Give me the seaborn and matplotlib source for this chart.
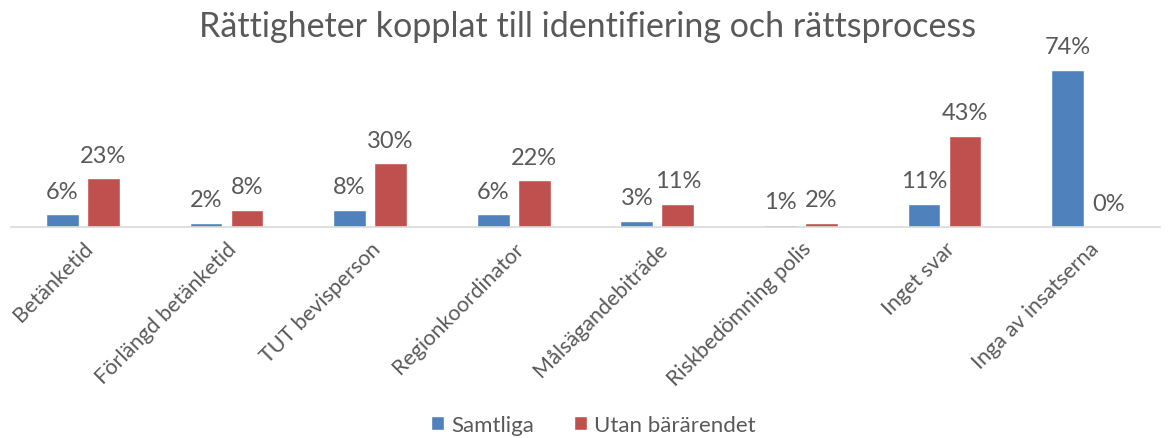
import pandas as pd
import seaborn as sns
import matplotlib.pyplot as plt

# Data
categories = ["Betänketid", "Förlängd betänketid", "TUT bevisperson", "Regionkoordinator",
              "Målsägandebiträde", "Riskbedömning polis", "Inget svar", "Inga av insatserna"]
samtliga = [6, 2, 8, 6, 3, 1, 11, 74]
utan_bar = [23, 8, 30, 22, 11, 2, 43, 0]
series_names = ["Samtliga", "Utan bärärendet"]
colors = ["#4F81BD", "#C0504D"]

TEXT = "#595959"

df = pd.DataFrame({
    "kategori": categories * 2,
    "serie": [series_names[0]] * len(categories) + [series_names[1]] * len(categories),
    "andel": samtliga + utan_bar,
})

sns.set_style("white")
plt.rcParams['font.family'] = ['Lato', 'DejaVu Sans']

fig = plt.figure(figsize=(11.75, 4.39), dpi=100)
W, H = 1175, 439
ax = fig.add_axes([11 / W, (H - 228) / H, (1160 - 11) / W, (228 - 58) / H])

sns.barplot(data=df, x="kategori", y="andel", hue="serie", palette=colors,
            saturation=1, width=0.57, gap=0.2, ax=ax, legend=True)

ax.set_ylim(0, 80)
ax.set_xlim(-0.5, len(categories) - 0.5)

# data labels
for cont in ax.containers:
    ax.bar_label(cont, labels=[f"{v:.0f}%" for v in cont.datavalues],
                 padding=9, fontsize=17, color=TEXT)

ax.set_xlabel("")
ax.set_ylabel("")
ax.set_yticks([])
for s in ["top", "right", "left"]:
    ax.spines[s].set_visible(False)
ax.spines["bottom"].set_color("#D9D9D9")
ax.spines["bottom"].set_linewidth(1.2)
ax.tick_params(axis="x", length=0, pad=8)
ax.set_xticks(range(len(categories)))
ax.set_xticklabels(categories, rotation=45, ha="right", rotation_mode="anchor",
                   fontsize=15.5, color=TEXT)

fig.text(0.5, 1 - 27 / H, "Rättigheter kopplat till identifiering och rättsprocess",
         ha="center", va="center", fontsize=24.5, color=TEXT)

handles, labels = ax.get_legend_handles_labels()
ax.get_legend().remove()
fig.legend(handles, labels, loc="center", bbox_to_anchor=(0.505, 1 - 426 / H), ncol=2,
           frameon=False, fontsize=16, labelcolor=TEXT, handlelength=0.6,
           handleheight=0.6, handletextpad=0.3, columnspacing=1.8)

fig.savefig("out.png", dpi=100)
********************
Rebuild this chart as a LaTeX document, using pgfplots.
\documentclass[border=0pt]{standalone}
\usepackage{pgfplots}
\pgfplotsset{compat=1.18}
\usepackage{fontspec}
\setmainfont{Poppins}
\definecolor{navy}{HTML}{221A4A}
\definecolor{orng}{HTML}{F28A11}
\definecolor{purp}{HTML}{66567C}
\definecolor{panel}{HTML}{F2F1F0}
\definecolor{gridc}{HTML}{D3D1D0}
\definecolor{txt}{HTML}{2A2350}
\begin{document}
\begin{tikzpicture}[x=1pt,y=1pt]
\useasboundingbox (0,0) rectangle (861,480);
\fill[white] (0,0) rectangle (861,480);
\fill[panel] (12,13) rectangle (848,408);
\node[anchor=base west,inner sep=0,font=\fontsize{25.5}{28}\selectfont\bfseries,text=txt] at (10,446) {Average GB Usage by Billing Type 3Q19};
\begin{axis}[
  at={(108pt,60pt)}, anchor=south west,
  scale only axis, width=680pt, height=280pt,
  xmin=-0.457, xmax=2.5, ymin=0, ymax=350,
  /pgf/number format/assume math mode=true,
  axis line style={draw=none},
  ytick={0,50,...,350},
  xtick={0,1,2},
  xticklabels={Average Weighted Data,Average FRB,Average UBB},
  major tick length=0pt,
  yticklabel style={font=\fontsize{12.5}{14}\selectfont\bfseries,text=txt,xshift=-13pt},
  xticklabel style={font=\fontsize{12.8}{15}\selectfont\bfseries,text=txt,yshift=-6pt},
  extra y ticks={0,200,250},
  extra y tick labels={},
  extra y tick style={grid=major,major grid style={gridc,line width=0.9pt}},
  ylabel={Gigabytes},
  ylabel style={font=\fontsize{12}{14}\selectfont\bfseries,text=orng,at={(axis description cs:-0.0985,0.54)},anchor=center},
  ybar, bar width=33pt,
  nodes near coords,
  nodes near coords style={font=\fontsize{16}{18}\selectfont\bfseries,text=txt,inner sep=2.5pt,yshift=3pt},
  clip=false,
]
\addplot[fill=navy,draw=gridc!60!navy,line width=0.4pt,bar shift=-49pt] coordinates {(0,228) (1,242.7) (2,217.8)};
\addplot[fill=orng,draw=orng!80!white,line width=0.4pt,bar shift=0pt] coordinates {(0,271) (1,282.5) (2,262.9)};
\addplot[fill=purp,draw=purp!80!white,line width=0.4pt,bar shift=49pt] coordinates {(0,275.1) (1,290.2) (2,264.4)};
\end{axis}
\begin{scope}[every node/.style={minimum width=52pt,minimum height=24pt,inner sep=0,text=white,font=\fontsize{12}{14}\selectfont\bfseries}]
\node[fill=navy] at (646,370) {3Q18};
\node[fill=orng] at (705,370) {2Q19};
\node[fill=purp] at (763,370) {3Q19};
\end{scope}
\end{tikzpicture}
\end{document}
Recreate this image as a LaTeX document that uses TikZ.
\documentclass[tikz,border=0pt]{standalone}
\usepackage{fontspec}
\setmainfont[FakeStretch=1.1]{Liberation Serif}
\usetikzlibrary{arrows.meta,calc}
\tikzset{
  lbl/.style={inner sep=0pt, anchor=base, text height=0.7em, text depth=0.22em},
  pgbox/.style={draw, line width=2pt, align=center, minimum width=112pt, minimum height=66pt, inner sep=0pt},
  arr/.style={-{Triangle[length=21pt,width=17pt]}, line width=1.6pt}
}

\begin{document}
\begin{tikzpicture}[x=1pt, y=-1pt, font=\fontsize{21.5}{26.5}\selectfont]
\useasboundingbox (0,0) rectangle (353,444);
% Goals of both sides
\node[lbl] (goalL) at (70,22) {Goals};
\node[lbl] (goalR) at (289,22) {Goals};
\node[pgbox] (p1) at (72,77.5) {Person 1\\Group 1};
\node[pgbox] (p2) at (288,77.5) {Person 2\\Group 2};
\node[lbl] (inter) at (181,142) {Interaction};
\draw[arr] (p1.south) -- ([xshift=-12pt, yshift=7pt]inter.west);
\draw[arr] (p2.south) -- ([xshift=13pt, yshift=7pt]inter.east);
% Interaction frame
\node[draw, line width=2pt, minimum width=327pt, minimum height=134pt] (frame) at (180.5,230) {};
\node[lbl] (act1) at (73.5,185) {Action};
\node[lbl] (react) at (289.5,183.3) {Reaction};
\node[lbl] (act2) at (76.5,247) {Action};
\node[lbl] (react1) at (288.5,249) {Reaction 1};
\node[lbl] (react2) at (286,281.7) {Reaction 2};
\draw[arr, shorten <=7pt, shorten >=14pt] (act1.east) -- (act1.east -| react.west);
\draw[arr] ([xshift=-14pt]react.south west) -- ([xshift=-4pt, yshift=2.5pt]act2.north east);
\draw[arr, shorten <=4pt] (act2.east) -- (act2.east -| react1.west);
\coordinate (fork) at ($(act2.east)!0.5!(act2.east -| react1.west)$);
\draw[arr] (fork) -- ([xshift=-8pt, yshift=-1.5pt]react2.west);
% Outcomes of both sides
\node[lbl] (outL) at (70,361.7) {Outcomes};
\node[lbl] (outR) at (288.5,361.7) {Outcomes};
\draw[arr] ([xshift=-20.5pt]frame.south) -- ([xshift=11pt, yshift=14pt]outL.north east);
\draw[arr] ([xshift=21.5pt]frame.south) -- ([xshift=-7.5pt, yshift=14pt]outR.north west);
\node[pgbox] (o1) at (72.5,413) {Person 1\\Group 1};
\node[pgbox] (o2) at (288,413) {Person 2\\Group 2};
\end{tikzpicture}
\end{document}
********************
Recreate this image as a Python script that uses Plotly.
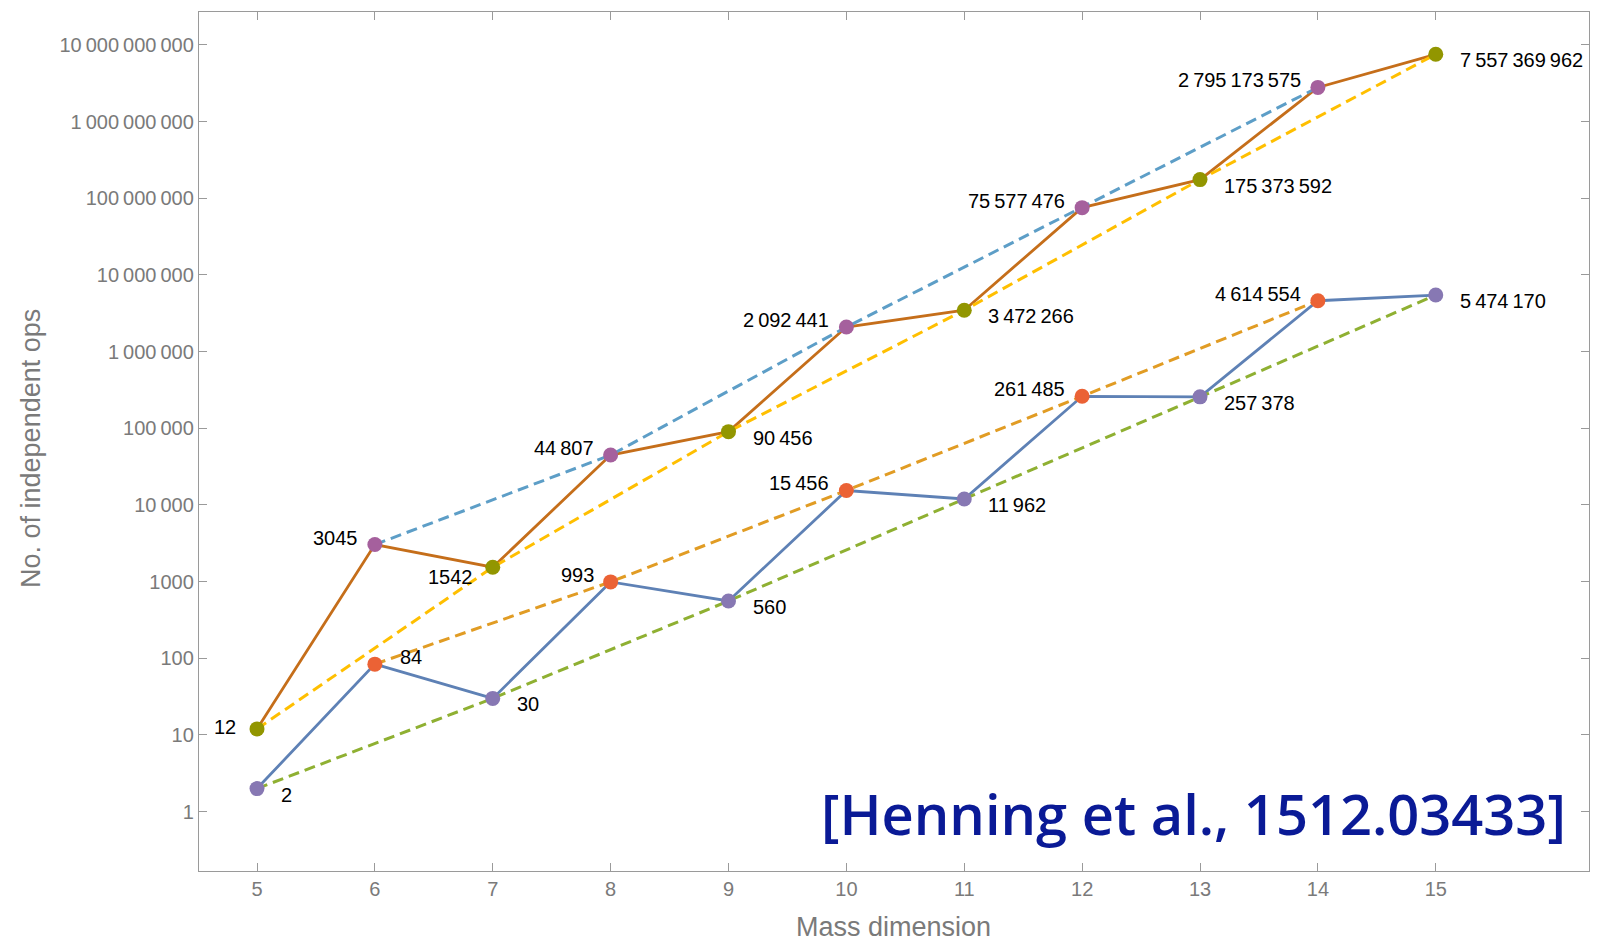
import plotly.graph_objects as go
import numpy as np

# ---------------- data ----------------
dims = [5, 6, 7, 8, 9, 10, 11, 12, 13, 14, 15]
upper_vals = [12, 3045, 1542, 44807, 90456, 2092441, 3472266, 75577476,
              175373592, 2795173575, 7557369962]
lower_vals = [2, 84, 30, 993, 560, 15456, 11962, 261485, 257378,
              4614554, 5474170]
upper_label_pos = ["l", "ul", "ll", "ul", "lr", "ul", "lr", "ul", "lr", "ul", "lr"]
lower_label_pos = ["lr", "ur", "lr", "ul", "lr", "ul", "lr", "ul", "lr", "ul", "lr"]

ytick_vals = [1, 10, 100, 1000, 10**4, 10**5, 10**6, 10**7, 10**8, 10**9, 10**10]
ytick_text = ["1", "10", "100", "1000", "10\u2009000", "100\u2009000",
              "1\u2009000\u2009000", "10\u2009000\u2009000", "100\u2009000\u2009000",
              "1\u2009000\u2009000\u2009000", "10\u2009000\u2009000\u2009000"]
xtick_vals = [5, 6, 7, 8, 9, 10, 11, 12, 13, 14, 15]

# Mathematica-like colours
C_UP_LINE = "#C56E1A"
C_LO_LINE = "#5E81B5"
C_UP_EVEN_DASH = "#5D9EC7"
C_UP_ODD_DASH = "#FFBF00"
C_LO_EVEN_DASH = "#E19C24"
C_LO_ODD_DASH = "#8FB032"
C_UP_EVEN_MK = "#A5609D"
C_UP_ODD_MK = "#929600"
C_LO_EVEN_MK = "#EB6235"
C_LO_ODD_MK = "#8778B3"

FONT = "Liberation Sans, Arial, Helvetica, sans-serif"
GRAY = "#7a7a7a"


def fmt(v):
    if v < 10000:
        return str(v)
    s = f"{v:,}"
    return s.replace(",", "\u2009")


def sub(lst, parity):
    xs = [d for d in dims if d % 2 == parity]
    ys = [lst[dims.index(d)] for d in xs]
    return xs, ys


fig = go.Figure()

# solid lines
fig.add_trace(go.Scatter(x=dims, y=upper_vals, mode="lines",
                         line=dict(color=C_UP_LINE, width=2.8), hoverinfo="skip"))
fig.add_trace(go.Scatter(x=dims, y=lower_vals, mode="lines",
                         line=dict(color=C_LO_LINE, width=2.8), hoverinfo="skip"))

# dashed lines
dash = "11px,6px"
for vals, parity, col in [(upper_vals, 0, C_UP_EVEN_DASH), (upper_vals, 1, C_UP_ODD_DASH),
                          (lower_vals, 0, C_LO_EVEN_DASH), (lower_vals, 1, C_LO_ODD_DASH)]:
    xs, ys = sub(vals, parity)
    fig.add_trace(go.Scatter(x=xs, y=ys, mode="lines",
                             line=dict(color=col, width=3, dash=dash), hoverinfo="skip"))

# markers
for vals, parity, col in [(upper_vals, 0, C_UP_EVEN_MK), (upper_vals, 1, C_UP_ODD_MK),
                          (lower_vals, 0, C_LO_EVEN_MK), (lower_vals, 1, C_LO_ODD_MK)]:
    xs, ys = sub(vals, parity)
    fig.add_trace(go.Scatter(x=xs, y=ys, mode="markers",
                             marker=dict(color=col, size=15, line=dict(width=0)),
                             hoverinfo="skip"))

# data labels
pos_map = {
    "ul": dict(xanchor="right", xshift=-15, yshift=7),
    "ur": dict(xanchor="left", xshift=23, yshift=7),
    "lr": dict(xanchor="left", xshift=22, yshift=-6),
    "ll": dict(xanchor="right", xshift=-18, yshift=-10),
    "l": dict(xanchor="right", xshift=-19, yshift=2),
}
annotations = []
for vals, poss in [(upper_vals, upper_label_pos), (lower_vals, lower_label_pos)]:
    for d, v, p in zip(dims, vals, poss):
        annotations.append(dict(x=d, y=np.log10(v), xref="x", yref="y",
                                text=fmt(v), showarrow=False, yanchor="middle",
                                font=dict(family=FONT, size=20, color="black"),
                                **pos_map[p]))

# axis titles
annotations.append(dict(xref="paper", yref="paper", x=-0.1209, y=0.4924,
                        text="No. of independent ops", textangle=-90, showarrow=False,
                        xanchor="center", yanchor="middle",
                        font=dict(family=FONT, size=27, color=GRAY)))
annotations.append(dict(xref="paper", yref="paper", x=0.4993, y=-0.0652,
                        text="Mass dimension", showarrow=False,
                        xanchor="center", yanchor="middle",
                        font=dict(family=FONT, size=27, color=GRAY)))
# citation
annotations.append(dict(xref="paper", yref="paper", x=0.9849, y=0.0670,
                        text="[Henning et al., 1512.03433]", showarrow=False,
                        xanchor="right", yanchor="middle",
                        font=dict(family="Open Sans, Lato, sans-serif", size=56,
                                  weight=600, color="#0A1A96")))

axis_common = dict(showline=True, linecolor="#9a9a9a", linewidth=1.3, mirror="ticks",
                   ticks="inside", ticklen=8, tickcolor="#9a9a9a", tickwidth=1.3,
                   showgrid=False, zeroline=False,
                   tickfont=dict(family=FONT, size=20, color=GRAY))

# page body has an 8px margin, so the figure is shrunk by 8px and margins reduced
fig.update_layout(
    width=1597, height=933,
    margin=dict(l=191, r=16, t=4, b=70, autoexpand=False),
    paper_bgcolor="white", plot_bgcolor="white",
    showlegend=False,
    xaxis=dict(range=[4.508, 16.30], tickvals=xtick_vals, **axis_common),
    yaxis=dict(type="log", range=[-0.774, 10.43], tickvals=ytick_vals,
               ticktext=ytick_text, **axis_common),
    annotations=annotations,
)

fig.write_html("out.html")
********************
• What is required:
Gather each line of the listing that holds the string "seaborn".

• Solution for this exercise:
Give me the seaborn and matplotlib source for this chart.
import seaborn as sns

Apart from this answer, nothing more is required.